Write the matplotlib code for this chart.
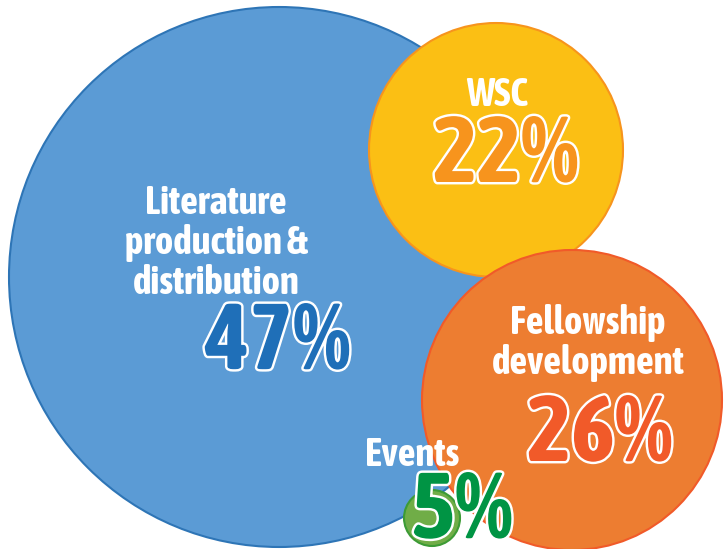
import matplotlib
matplotlib.use('Agg')
import matplotlib.pyplot as plt
import matplotlib.patheffects as pe
from matplotlib.patches import Circle

# ===== Data =====
labels = ['Literature\nproduction &\ndistribution', 'WSC', 'Fellowship\ndevelopment', 'Events']
shares = [47, 22, 26, 5]

# ===== Layout (pixel coords, y down) =====
centers = [(279, 277), (496, 150), (572, 400), (432, 518)]
radii = [270, 127, 150, 28]
fills = ['#5b9bd5', '#fbbf14', '#ed7d31', '#70ad47']
edges = ['#2e75b6', '#f7941d', '#f15a29', '#3d9b35']
pct_colors = ['#1f6fb8', '#f7941d', '#f15a29', '#009444']
label_pos = [(216, 243), (497, 95), (588, 343), (412, 455)]
pct_pos = [(278, 343), (506, 156), (600, 435), (462, 512)]

font = ['Asap Condensed', 'DejaVu Sans']

fig = plt.figure(figsize=(7.25, 5.49), dpi=100)
ax = fig.add_axes([0, 0, 1, 1])
ax.set_xlim(0, 725)
ax.set_ylim(549, 0)
ax.set_aspect('equal')
ax.axis('off')

for i in range(len(shares)):
    ax.add_patch(Circle(centers[i], radii[i], facecolor=fills[i], edgecolor=edges[i],
                        linewidth=1.5, zorder=i + 1))

for i in range(len(shares)):
    ax.text(label_pos[i][0], label_pos[i][1], labels[i], color='white', fontsize=28,
            fontweight='bold', family=font, ha='center', va='center',
            linespacing=1.07, zorder=10)
    ax.text(pct_pos[i][0], pct_pos[i][1], '{}%'.format(shares[i]), color=pct_colors[i],
            fontsize=67, fontweight='bold', family=font, ha='center', va='center',
            zorder=11, path_effects=[pe.Stroke(linewidth=3.5, foreground='white'), pe.Normal()])

plt.savefig('out.png', dpi=100)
★ ★ ★
• **TO BE DONE**
Copy the data word for word. Pictures do not go in the copy.

• **FINAL RESULT**
Write the matplotlib code for this chart.
import matplotlib
matplotlib.use('Agg')
import matplotlib.pyplot as plt
import matplotlib.patheffects as pe
from matplotlib.patches import Circle

# ===== Data =====
labels = ['Literature\nproduction &\ndistribution', 'WSC', 'Fellowship\ndevelopment', 'Events']
shares = [47, 22, 26, 5]

# ===== Layout (pixel coords, y down) =====
centers = [(279, 277), (496, 150), (572, 400), (432, 518)]
radii = [270, 127, 150, 28]
fills = ['#5b9bd5', '#fbbf14', '#ed7d31', '#70ad47']
edges = ['#2e75b6', '#f7941d', '#f15a29', '#3d9b35']
pct_colors = ['#1f6fb8', '#f7941d', '#f15a29', '#009444']
label_pos = [(216, 243), (497, 95), (588, 343), (412, 455)]
pct_pos = [(278, 343), (506, 156), (600, 435), (462, 512)]

font = ['Asap Condensed', 'DejaVu Sans']

fig = plt.figure(figsize=(7.25, 5.49), dpi=100)
ax = fig.add_axes([0, 0, 1, 1])
ax.set_xlim(0, 725)
ax.set_ylim(549, 0)
ax.set_aspect('equal')
ax.axis('off')

for i in range(len(shares)):
    ax.add_patch(Circle(centers[i], radii[i], facecolor=fills[i], edgecolor=edges[i],
                        linewidth=1.5, zorder=i + 1))

for i in range(len(shares)):
    ax.text(label_pos[i][0], label_pos[i][1], labels[i], color='white', fontsize=28,
            fontweight='bold', family=font, ha='center', va='center',
            linespacing=1.07, zorder=10)
    ax.text(pct_pos[i][0], pct_pos[i][1], '{}%'.format(shares[i]), color=pct_colors[i],
            fontsize=67, fontweight='bold', family=font, ha='center', va='center',
            zorder=11, path_effects=[pe.Stroke(linewidth=3.5, foreground='white'), pe.Normal()])

plt.savefig('out.png', dpi=100)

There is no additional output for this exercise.